Currently, Blancpain manufactures 12 of its own base movements. Whenever a new calibre is invented, the company’s on-site toolmakers may be required to create new stamping blocks to cut out new components. With the most expensive CNC machines costing up to €20 million, and each new stamping block ranging from €30,000 to €200,000, it’s clear why only the most well-financed watch companies can lay claim to manufacturing movements totally within their own walls.
Artists at Work
Built in 1770, the cherry-wood-panelled walls of Blancpain’s farmhouse facility in adjoining Le Brassus accommodate both its complicated watch department (Blancpain is the only watchmaker currently manufacturing carrousels, super-complex rotating regulation systems similar to tourbillons) and its Métiers d’art studio. It’s here that you’ll find the company’s engravers, enamellers and other specialist artists. One watch stands to demonstrate the aptitude of this division.
The one-of-a-kind The Great Wave was launched at Baselworld 2016 and took as its inspiration one of the most iconic images in Japanese art: Katsushika Hokusai’s 1830 woodblock print The Great Wave off Kanagawa.
Once Christophe Bernardot, Blancpain’s master engraver, had settled on his subject matter, he was faced with the challenge of capturing the force and dynamism of the wave in just a few millimetres of watch face. How to capture a sense of power and motion in the space of a dial? In pursuit of a powerful depiction, Bernardot crafted a three-dimensional engraving in white gold. For still greater visual depth, he endowed the engraving with a patina using shakudō, an alloy of copper and gold historically used in samurai swords. Bernardot then created shadow and light through delicate polishing.
The second part of Bernadot’s quest was finding the right surface material on which to attach the wave. Bernadot wanted to showcase his engraving but not upstage it. Examining a wide range of materials, he settled on a stone never previously used for a watch dial: Mexican obsidian. Its grey, moody colour, infused with subtle, extremely fine bright grains, worked to showcase the wave while capturing the dark atmosphere of a storm. Bernadot then drilled fine holes through the stone to accept the miniscule feet he’d attached on the back of the white-gold wave.
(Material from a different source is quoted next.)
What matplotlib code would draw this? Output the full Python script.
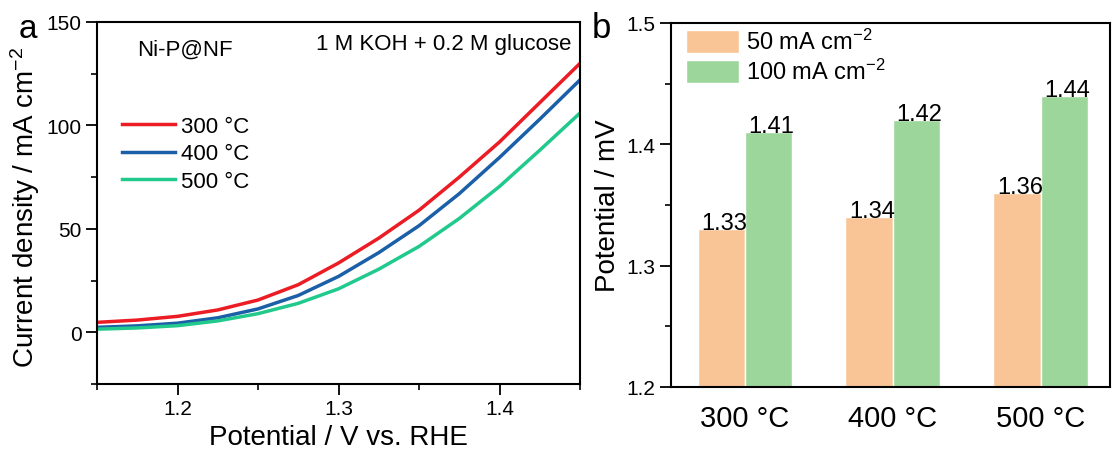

All of this while Blancpain’s complicated watch division was working on a new variant of Blancpain’s eight-day 13R0 movement, modified, so as not to interfere with the wave, to display a power reserve indicator on its back.
Blancpain distinguishes itself from other brands in its rejection of production line methods, favouring instead hand assembly of watches from beginning to end by a single watchmaker at his own bench, or as the brand terms it, “an individual watchmaker working on a watch from A to Z.”
Should you want to customise your timepiece, a number of components – dials, case-backs, oscillating weights – can be decorated and engraved before assembly. We witnessed a range of commissions being worked on, from famous artworks, like The Great Wave, to the skylines of cities being replicated on dials. Judging by the number of carnal carvings on show, it seems Blancpain does a healthy trade in erotic engravings, too.
Now that mechanical watches have become superfluous to our everyday lives, we buy into the notion that timepieces powered by a spring represent something magical. Blancpain is certainly doing its bit to legitimise this belief. While the world’s oldest watchmaker might be reliant on computer-aided milling machines for its components, it is watchmakers huddled over wooden benches inside an 18th-century farmhouse that breathe life into these miniaturised pieces of art.